Tenho-lhe mandado vários bilhetes postais, e, de Argel, uma longa carta, que não encontro notada no meu livro de lembranças e a cuja data me não posso referir. Tudo lhe tem sido endereçado para o Museu. Entretanto recebi (em Argel) a sua estimada de 10 de Janeiro, dirigida para Oran, que muito agradeço.
A minha viagem, tão auspiciosamente começada, transtornou-se um pouco, mercê de uns antrazes que me apareceram no peito, e de que ainda não estou inteiramente livre. O sofrimento tem sido grande, mas nem por isso amaldiçoo a Providência, pois sem tal empacho a minha felicidade seria completa, absoluta, paradisíaca, o que não é próprio deste mundo. Acresce que as tremendas lancetadas com que os médicos me têm mimoseado me estão arranjando um peito de herói, cheio de gloriosas cicatrizes, o que talvez algum cronista ainda aprovite para me atribuir feitos guerreiros durante a minha pachorrenta presidência. E assim poderei passar à posteridade mais bem enfeitado!
Embora eu não tivesse plano definido de viagem, nem itinerário certo, estava longe dos meus cálculos esta grande demora no Norte de África, a que me obrigaram os tais antrazes. Porém com essa demora tenho aproveitado em ver repousadamente e repetidamente monumentos e sítios que visitados de passagem só deixam na memória impressões confusas, mas que merecem contemplação repetida, para lhes entrarmos um pouco na intimidade, de modo que nos fiquem de lembrança como perpétuos elementos de beleza e de sonho. Nesse sentido a Tunísia é talvez ainda mais variada e rica do que a Argélia, e as três semanas que aqui tenho passado, apesar dos bichocos, marcam um período luminoso, de magnífico prestígio estético, na minha vida – mesmo entre os melhores períodos que ela conta.
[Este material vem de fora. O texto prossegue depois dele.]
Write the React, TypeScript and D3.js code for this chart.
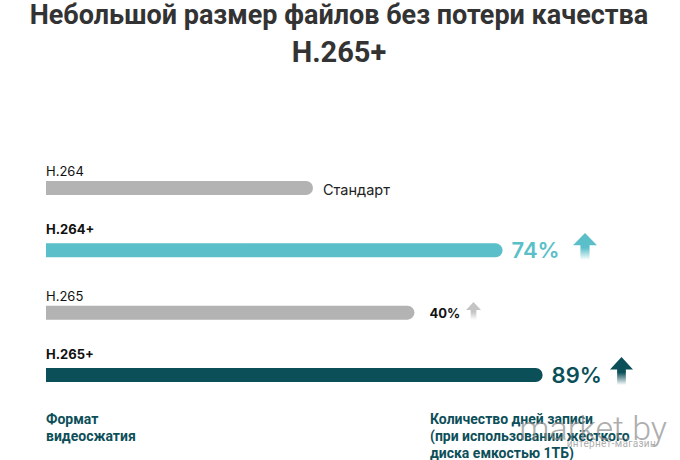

Com esta carta vão alguns cartões, reproduzindo obras de arte grega, da melhor época, que estão no Museu Bardo (antiga e faustosa residência do Bei, cercada de extensos jardins) e foram encontradas no fundo do mar. Provinham elas, supõe-se, de um navio que Sila carregara no Pireu, com o produto da sua rapina em Atenas, e eram destinadas a ornar o seu palácio em Roma. Como todas as reproduções que se encontram em postais no Norte da África francesa, estas são péssimas, e indignas dos admiráveis originais, entre os quais figuram umas estatuetas grotescas, de anões ou anoas dançarinas, extraordinárias de carácter e originalidade. Tudo isto é de aquisição recente e portanto posterior à época das minhas juvenis peregrinações por estes sítios.
E ponto, que a obrigação de escrever na cama, sobre uma pasta apoiada nos joelhos – efeito dos antrazes – não me permite ser tão extenso como me propunha ao começar esta carta.
Respeitos e cumprimentos para sua mulher.

Do C.

M. Teixeira-Gomes, “Cartas a Columbano”, pp.11-13, Portugália Editora, 1957, Lisboa.